Task:
Lines with "Convert this diagram to TikZ code." and "(tm3) at (72,100.5)" mark the range, both included. Reproduce exactly that stretch, without pictures.

Extracted entries:
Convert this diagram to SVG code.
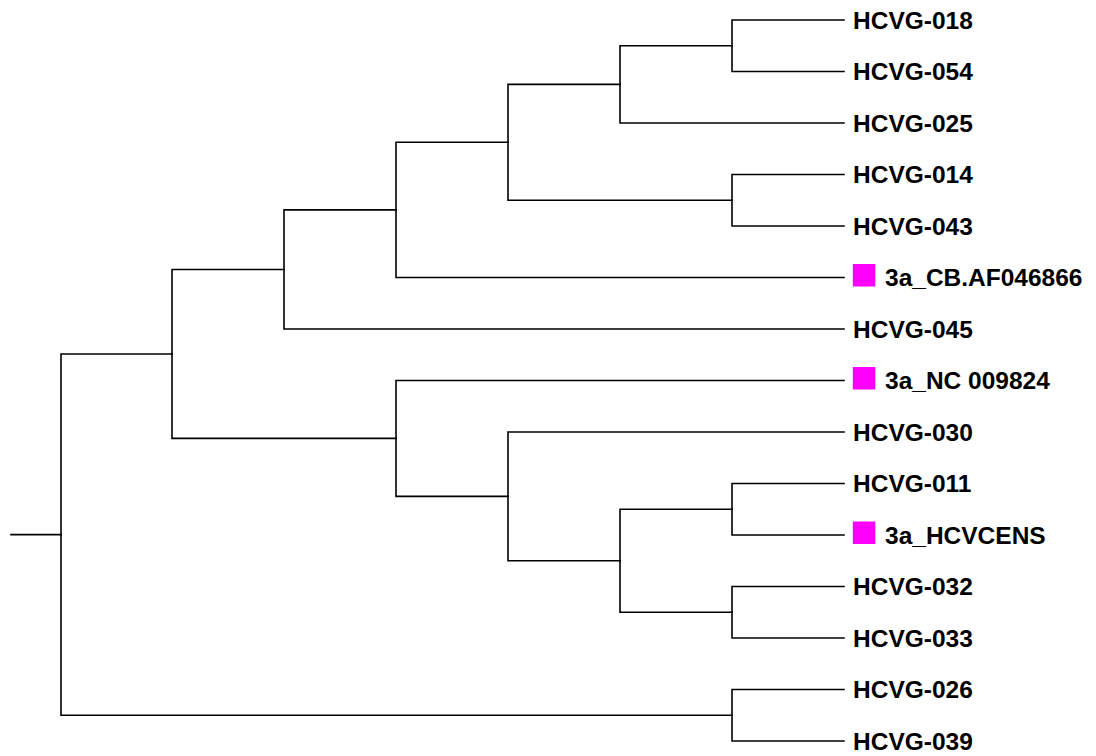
<svg xmlns="http://www.w3.org/2000/svg" width="1096" height="756" viewBox="0 0 1096 756">
<style>
.e{fill:none;stroke:#000;stroke-width:1.6;stroke-linecap:square}
.t{font-family:"Liberation Sans",Arial,sans-serif;font-weight:bold;font-size:24.5px;fill:#000}
.m{fill:#FF00FF}
</style>
<rect width="1096" height="756" fill="#fff"/>
<g id="connectors">
<path class="e" d="M11 534.6H61"/>
<path class="e" d="M61 534.6V354H172"/>
<path class="e" d="M61 534.6V715.25H732"/>
<path class="e" d="M172 354V269.5H284"/>
<path class="e" d="M172 354V438.4H396"/>
<path class="e" d="M284 269.5V209.9H396"/>
<path class="e" d="M284 269.5V329H844"/>
<path class="e" d="M396 209.9V142.3H508"/>
<path class="e" d="M396 209.9V277.5H844"/>
<path class="e" d="M508 142.3V84.4H620"/>
<path class="e" d="M508 142.3V200.25H732"/>
<path class="e" d="M620 84.4V45.75H732"/>
<path class="e" d="M620 84.4V123H844"/>
<path class="e" d="M732 45.75V20H844"/>
<path class="e" d="M732 45.75V71.5H844"/>
<path class="e" d="M732 200.25V174.5H844"/>
<path class="e" d="M732 200.25V226H844"/>
<path class="e" d="M396 438.4V380.5H844"/>
<path class="e" d="M396 438.4V496.4H508"/>
<path class="e" d="M508 496.4V432H844"/>
<path class="e" d="M508 496.4V560.75H620"/>
<path class="e" d="M620 560.75V509.25H732"/>
<path class="e" d="M620 560.75V612.25H732"/>
<path class="e" d="M732 509.25V483.5H844"/>
<path class="e" d="M732 509.25V535H844"/>
<path class="e" d="M732 612.25V586.5H844"/>
<path class="e" d="M732 612.25V638H844"/>
<path class="e" d="M732 715.25V689.5H844"/>
<path class="e" d="M732 715.25V741H844"/>
</g>
<g id="leaf-HCVG-018"><text class="t" x="853" y="28.6">HCVG-018</text></g>
<g id="leaf-HCVG-054"><text class="t" x="853" y="80.1">HCVG-054</text></g>
<g id="leaf-HCVG-025"><text class="t" x="853" y="131.6">HCVG-025</text></g>
<g id="leaf-HCVG-014"><text class="t" x="853" y="183.1">HCVG-014</text></g>
<g id="leaf-HCVG-043"><text class="t" x="853" y="234.6">HCVG-043</text></g>
<g id="leaf-3a_CB.AF046866"><rect class="m" x="852.8" y="264" width="22.5" height="22.5"/><text class="t" x="885" y="286.1">3a_CB.AF046866</text></g>
<g id="leaf-HCVG-045"><text class="t" x="853" y="337.6">HCVG-045</text></g>
<g id="leaf-3a_NC_009824"><rect class="m" x="852.8" y="367" width="22.5" height="22.5"/><text class="t" x="885" y="389.1">3a_NC 009824</text></g>
<g id="leaf-HCVG-030"><text class="t" x="853" y="440.6">HCVG-030</text></g>
<g id="leaf-HCVG-011"><text class="t" x="853" y="492.1">HCVG-011</text></g>
<g id="leaf-3a_HCVCENS"><rect class="m" x="852.8" y="521.5" width="22.5" height="22.5"/><text class="t" x="885" y="543.6">3a_HCVCENS</text></g>
<g id="leaf-HCVG-032"><text class="t" x="853" y="595.1">HCVG-032</text></g>
<g id="leaf-HCVG-033"><text class="t" x="853" y="646.6">HCVG-033</text></g>
<g id="leaf-HCVG-026"><text class="t" x="853" y="698.1">HCVG-026</text></g>
<g id="leaf-HCVG-039"><text class="t" x="853" y="749.6">HCVG-039</text></g>
</svg>
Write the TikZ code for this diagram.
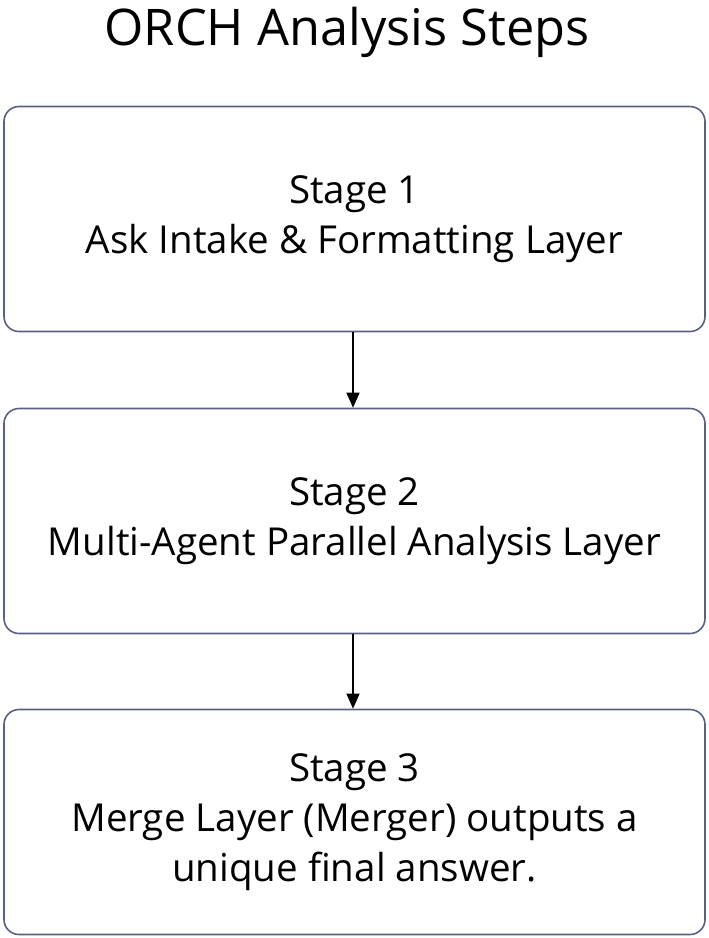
\documentclass[tikz,border=0pt]{standalone}
\usepackage{fontspec}
\setmainfont{Open Sans}
\usetikzlibrary{arrows.meta}
\definecolor{boxline}{HTML}{5A5F85}
\tikzset{
  stagebox/.style={draw=boxline, line width=1.6pt, rounded corners=15pt, minimum width=701pt, minimum height=225pt, inner sep=0pt, align=center, font=\fontsize{38.5}{50}\selectfont},
  flow/.style={draw=black, line width=1.2pt, -{Triangle[length=15pt,width=13pt]}},
}
\begin{document}
\begin{tikzpicture}[x=1pt,y=-1pt]
\useasboundingbox (0,0) rectangle (709,938);
\node[font=\fontsize{50.5}{58}\selectfont] (title) at (347,32) {ORCH Analysis Steps};
\node[stagebox] (s1) at (354.5,219) {Stage 1\\Ask Intake \& Formatting Layer};
\node[stagebox] (s2) at (354.5,521) {Stage 2\\Multi-Agent Parallel Analysis Layer};
\node[stagebox] (s3) at (354.5,822) {Stage 3\\Merge Layer (Merger) outputs a\\unique final answer.};
\draw[flow] (s1.south -| 353,0) -- (s2.north -| 353,0);
\draw[flow] (s2.south -| 353,0) -- (s3.north -| 353,0);
\end{tikzpicture}
\end{document}
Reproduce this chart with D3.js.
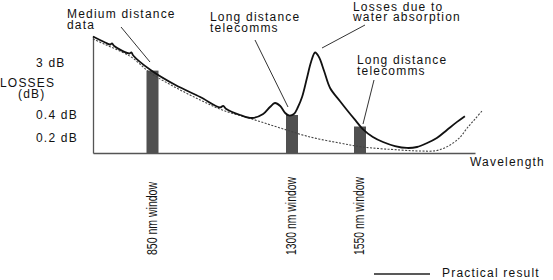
<!DOCTYPE html>
<html>
<head>
<meta charset="utf-8">
<script src="https://cdn.jsdelivr.net/npm/d3@7"></script>
<style>
  body { margin: 0; background: #fff; }
  svg text { font-family: "Liberation Sans", Arial, sans-serif; fill: #111; }
</style>
</head>
<body>
<svg id="losses" width="553" height="280"></svg>
<script>
// fibre attenuation sketch

// wavelength (nm) / loss (dB)
var practicalNm = [600, 651, 672, 680, 689, 753, 761, 769, 842, 924, 1004, 1068, 1078, 1088,
  1133, 1171, 1207, 1229, 1245, 1262, 1278, 1290, 1307, 1322, 1337, 1355, 1370, 1385, 1399,
  1418, 1440, 1476, 1502, 1532, 1556, 1578, 1600, 1626, 1652, 1674, 1696, 1717, 1739, 1761, 1778];
var practicalDb = [5.65, 5.05, 4.85, 4.97, 4.7, 3.95, 4.07, 3.75, 2.65, 1.9, 1.3, 0.78, 0.86, 0.7,
  0.4, 0.374, 0.45, 0.8, 1.0, 0.85, 0.5, 0.396, 0.45, 0.8, 1.3, 2.25, 3.1, 4.05, 3.6,
  2.6, 1.75, 1.1, 0.65, 0.357, 0.278, 0.209, 0.147, 0.093, 0.067, 0.08, 0.133, 0.2, 0.27, 0.34, 0.39];

var theoryNm = [600, 651, 757, 842, 924, 1004, 1075, 1171, 1262, 1366, 1476, 1556, 1637, 1680, 1717, 1746, 1768, 1783, 1800, 1817];
var theoryDb = [5.4, 4.85, 3.65, 2.5, 1.78, 1.15, 0.65, 0.365, 0.287, 0.209, 0.133, 0.08, 0.04, 0.027, 0.033, 0.107, 0.209, 0.287, 0.365, 0.65];

var windowNm = [850, 1300, 1550];
var windowLabels = ["850 nm window", "1300 nm window", "1550 nm window"];
var windowDb = [2.62, 0.4, 0.3];

var tickDb = [3, 0.4, 0.2];
var tickLabels = ["3 dB", "0.4 dB", "0.2 dB"];

var svg = d3.select("#losses");

// the drawing is schematic, so both scales are piecewise
var x = d3.scaleLinear()
  .domain([600, 850, 1300, 1550, 1800])
  .range([93, 152.5, 292, 360, 475]);
var y = d3.scaleLinear()
  .domain([0, 0.2, 0.4, 3, 5.7])
  .range([153, 138, 115, 63, 36]);

// windows
svg.selectAll("rect.win")
  .data(windowNm)
  .enter().append("rect")
  .attr("class", "win")
  .attr("x", function(d) { return x(d) - 6; })
  .attr("width", 12)
  .attr("y", function(d, i) { return y(windowDb[i]); })
  .attr("height", function(d, i) { return y(0) - y(windowDb[i]); })
  .attr("fill", "#505050");

svg.selectAll("text.win")
  .data(windowNm)
  .enter().append("text")
  .attr("class", "win")
  .attr("transform", function(d) { return "translate(" + (x(d) + 4) + ",255) rotate(-90)"; })
  .attr("font-size", 14)
  .attr("textLength", function(d, i) { return i == 0 ? 73 : 78; })
  .attr("lengthAdjust", "spacingAndGlyphs")
  .text(function(d, i) { return windowLabels[i]; });

// axes
svg.append("g")
  .attr("transform", "translate(93,0)")
  .call(d3.axisLeft(y).tickValues([]).tickSizeOuter(0))
  .select(".domain").attr("stroke", "#555").attr("stroke-width", 1.3);
svg.append("g")
  .attr("transform", "translate(0,153)")
  .call(d3.axisBottom(x).tickValues([]).tickSizeOuter(0))
  .select(".domain").attr("stroke", "#555").attr("stroke-width", 1.3);

svg.selectAll("text.tick")
  .data(tickDb)
  .enter().append("text")
  .attr("class", "tick")
  .attr("x", 36)
  .attr("y", function(d) { return y(d) + 4; })
  .attr("font-size", 12)
  .attr("letter-spacing", 1.2)
  .text(function(d, i) { return tickLabels[i]; });

var line = d3.line()
  .x(function(d) { return x(d[0]); })
  .y(function(d) { return y(d[1]); })
  .curve(d3.curveCatmullRom);

var theory = d3.zip(theoryNm, theoryDb);
var practical = d3.zip(practicalNm, practicalDb);

svg.append("path")
  .attr("d", line(theory))
  .attr("fill", "none")
  .attr("stroke", "#444")
  .attr("stroke-width", 1.1)
  .attr("stroke-dasharray", "2,1.5");

svg.append("path")
  .attr("d", line(practical))
  .attr("fill", "none")
  .attr("stroke", "#111")
  .attr("stroke-width", 1.8);

// annotations, two-line labels as one text each
var notes = [
  { lines: ["Medium distance", "data"], x: 67, y: 18, lead: [121, 27, 150, 62] },
  { lines: ["Long distance", "telecomms"], x: 210, y: 21, lead: [255, 40, 288, 107] },
  { lines: ["Losses due to", "water absorption"], x: 353, y: 10.5, lead: [365, 25, 322, 48] },
  { lines: ["Long distance", "telecomms"], x: 357, y: 64, lead: [374, 80, 363, 124] },
  { lines: ["LOSSES", "(dB)"], x: 0, y: 87, dx: [0, 18] }
];

notes.forEach(function(n) {
  var t = svg.append("text")
    .attr("y", n.y)
    .attr("font-size", 12)
    .attr("letter-spacing", 1.2);
  n.lines.forEach(function(s, i) {
    t.append("tspan")
      .attr("x", n.x + (n.dx ? n.dx[i] : 0))
      .attr("dy", i == 0 ? 0 : 10.5)
      .text(s);
  });
  if (n.lead) {
    svg.append("line")
      .attr("x1", n.lead[0]).attr("y1", n.lead[1])
      .attr("x2", n.lead[2]).attr("y2", n.lead[3])
      .attr("stroke", "#333")
      .attr("stroke-width", 1);
  }
});

svg.append("text").attr("x", 470).attr("y", 166).attr("font-size", 12).attr("letter-spacing", 1.2).text("Wavelength");

// legend
svg.append("line")
  .attr("x1", 374).attr("x2", 430)
  .attr("y1", 274).attr("y2", 274)
  .attr("stroke", "#222")
  .attr("stroke-width", 1.5);
svg.append("text").attr("x", 442).attr("y", 277).attr("font-size", 12).attr("letter-spacing", 1.2).text("Practical result");
</script>
</body>
</html>
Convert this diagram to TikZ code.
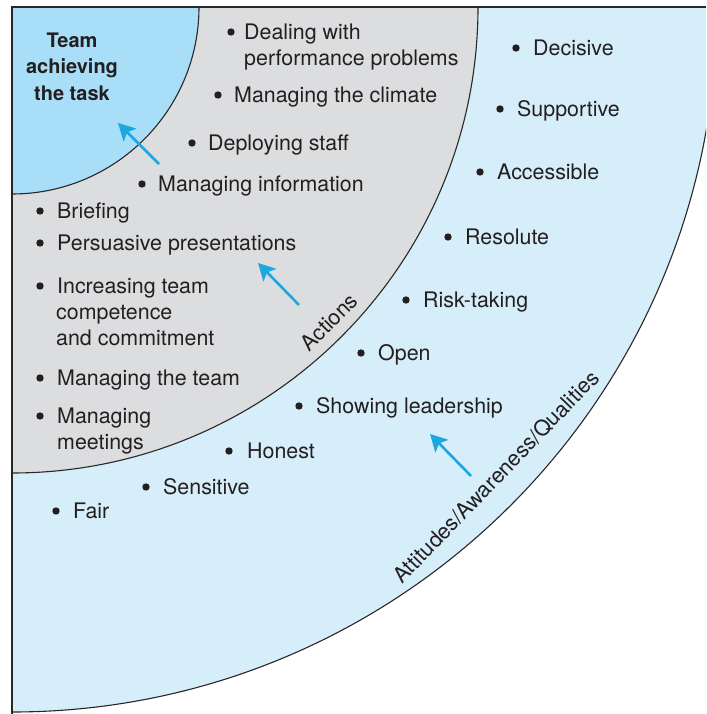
\documentclass[tikz,border=0pt]{standalone}
\usepackage{fontspec}
\setmainfont{TeX Gyre Heros}
\usetikzlibrary{arrows.meta}
\definecolor{innerblue}{RGB}{168,222,248}
\definecolor{midgray}{RGB}{220,221,223}
\definecolor{outerblue}{RGB}{214,237,250}
\definecolor{arrowcyan}{RGB}{27,168,225}
\definecolor{txt}{RGB}{35,31,32}
\definecolor{edgecol}{RGB}{40,40,40}
\begin{document}
\begin{tikzpicture}[x=1pt,y=-1pt,
  lbl/.style={anchor=base west, inner sep=0pt, text=txt, font=\fontsize{21.4}{26}\selectfont},
  title/.style={anchor=base, inner sep=0pt, text=txt, font=\fontsize{20}{26}\selectfont\bfseries},
  rot/.style={anchor=center, inner sep=0pt, text=txt, font=\fontsize{21.6}{26}\selectfont},
  dot/.style={circle, fill=txt, inner sep=0pt, minimum size=7.4pt},
  ring/.style={draw=edgecol, line width=1.1pt},
  flow/.style={draw=arrowcyan, line width=2.6pt, -{Stealth[length=17pt,width=18pt,inset=4pt]}},
  ]
\useasboundingbox (0,0) rectangle (706,714);
\begin{scope}
\clip (12,7) rectangle (706,714);
\fill[outerblue] (12,7) circle[radius=705pt];
\fill[midgray] (12,7) circle[radius=466pt];
\fill[innerblue] (12,7) circle[radius=187pt];
\draw[ring] (12,7) circle[radius=705pt];
\draw[ring] (12,7) circle[radius=466pt];
\draw[ring] (12,7) circle[radius=187pt];
\end{scope}
\draw[ring] (12,714) -- (12,7) -- (706,7);

% centre title
\node[title] (tm1) at (72,47.5) {Team};
\node[title] (tm2) at (72,74) {achieving};
\node[title] (tm3) at (72,100.5) {the task};

% actions
\node[dot] (d1) at (231,32) {};
\node[lbl] (t1a) at (244,39.5) {Dealing with};
\node[lbl] (t1b) at (244,65.5) {performance problems};
\node[dot] (d2) at (218,95) {};
\node[lbl] (t2) at (234,102.5) {Managing the climate};
\node[dot] (d3) at (192,143) {};
\node[lbl] (t3) at (208,150.5) {Deploying staff};
\node[dot] (d4) at (142,184) {};
\node[lbl] (t4) at (158,191.5) {Managing information};
\node[dot] (d5) at (40,211) {};
\node[lbl] (t5) at (57,218.5) {Briefing};
\node[dot] (d6) at (40,243) {};
\node[lbl] (t6) at (57,250.5) {Persuasive presentations};
\node[dot] (d7) at (40,286) {};
\node[lbl] (t7a) at (57,293.5) {Increasing team};
\node[lbl] (t7b) at (56,319.5) {competence};
\node[lbl] (t7c) at (56,345.5) {and commitment};
\node[dot] (d8) at (40,378) {};
\node[lbl] (t8) at (57,385.5) {Managing the team};
\node[dot] (d9) at (40,416) {};
\node[lbl] (t9a) at (57,423.5) {Managing};
\node[lbl] (t9b) at (57,449.5) {meetings};

% qualities
\node[dot] (q1) at (516,48) {};
\node[lbl] (u1) at (533,55.5) {Decisive};
\node[dot] (q2) at (500,109) {};
\node[lbl] (u2) at (517,116.5) {Supportive};
\node[dot] (q3) at (480,172) {};
\node[lbl] (u3) at (497,179.5) {Accessible};
\node[dot] (q4) at (448,237) {};
\node[lbl] (u4) at (465,244.5) {Resolute};
\node[dot] (q5) at (406,300) {};
\node[lbl] (u5) at (423,307.5) {Risk-taking};
\node[dot] (q6) at (361,353) {};
\node[lbl] (u6) at (378,360.5) {Open};
\node[dot] (q7) at (299,406) {};
\node[lbl] (u7) at (316,413.5) {Showing leadership};
\node[dot] (q8) at (229,451) {};
\node[lbl] (u8) at (247,458.5) {Honest};
\node[dot] (q9) at (146,487) {};
\node[lbl] (u9) at (163,494.5) {Sensitive};
\node[dot] (q10) at (56,511) {};
\node[lbl] (u10) at (73,518.5) {Fair};

% ring labels
\node[rot, rotate=45] (lact) at (329,322) {Actions};
\node[rot, rotate=46] (latt) at (496,477) {Attitudes/Awareness/Qualities};

% arrows
\coordinate (a1s) at (159,164);
\coordinate (a1e) at (118,123);
\coordinate (a2s) at (299,305);
\coordinate (a2e) at (258,263);
\coordinate (a3s) at (471,476);
\coordinate (a3e) at (430,434);
\draw[flow] (a1s) -- (a1e);
\draw[flow] (a2s) -- (a2e);
\draw[flow] (a3s) -- (a3e);
\end{tikzpicture}
\end{document}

Output below:
Convert this diagram to TikZ code.
\documentclass[tikz,border=0pt]{standalone}
\usepackage{fontspec}
\setmainfont{TeX Gyre Heros}
\usetikzlibrary{arrows.meta}
\definecolor{innerblue}{RGB}{168,222,248}
\definecolor{midgray}{RGB}{220,221,223}
\definecolor{outerblue}{RGB}{214,237,250}
\definecolor{arrowcyan}{RGB}{27,168,225}
\definecolor{txt}{RGB}{35,31,32}
\definecolor{edgecol}{RGB}{40,40,40}
\begin{document}
\begin{tikzpicture}[x=1pt,y=-1pt,
  lbl/.style={anchor=base west, inner sep=0pt, text=txt, font=\fontsize{21.4}{26}\selectfont},
  title/.style={anchor=base, inner sep=0pt, text=txt, font=\fontsize{20}{26}\selectfont\bfseries},
  rot/.style={anchor=center, inner sep=0pt, text=txt, font=\fontsize{21.6}{26}\selectfont},
  dot/.style={circle, fill=txt, inner sep=0pt, minimum size=7.4pt},
  ring/.style={draw=edgecol, line width=1.1pt},
  flow/.style={draw=arrowcyan, line width=2.6pt, -{Stealth[length=17pt,width=18pt,inset=4pt]}},
  ]
\useasboundingbox (0,0) rectangle (706,714);
\begin{scope}
\clip (12,7) rectangle (706,714);
\fill[outerblue] (12,7) circle[radius=705pt];
\fill[midgray] (12,7) circle[radius=466pt];
\fill[innerblue] (12,7) circle[radius=187pt];
\draw[ring] (12,7) circle[radius=705pt];
\draw[ring] (12,7) circle[radius=466pt];
\draw[ring] (12,7) circle[radius=187pt];
\end{scope}
\draw[ring] (12,714) -- (12,7) -- (706,7);

% centre title
\node[title] (tm1) at (72,47.5) {Team};
\node[title] (tm2) at (72,74) {achieving};
\node[title] (tm3) at (72,100.5) {the task};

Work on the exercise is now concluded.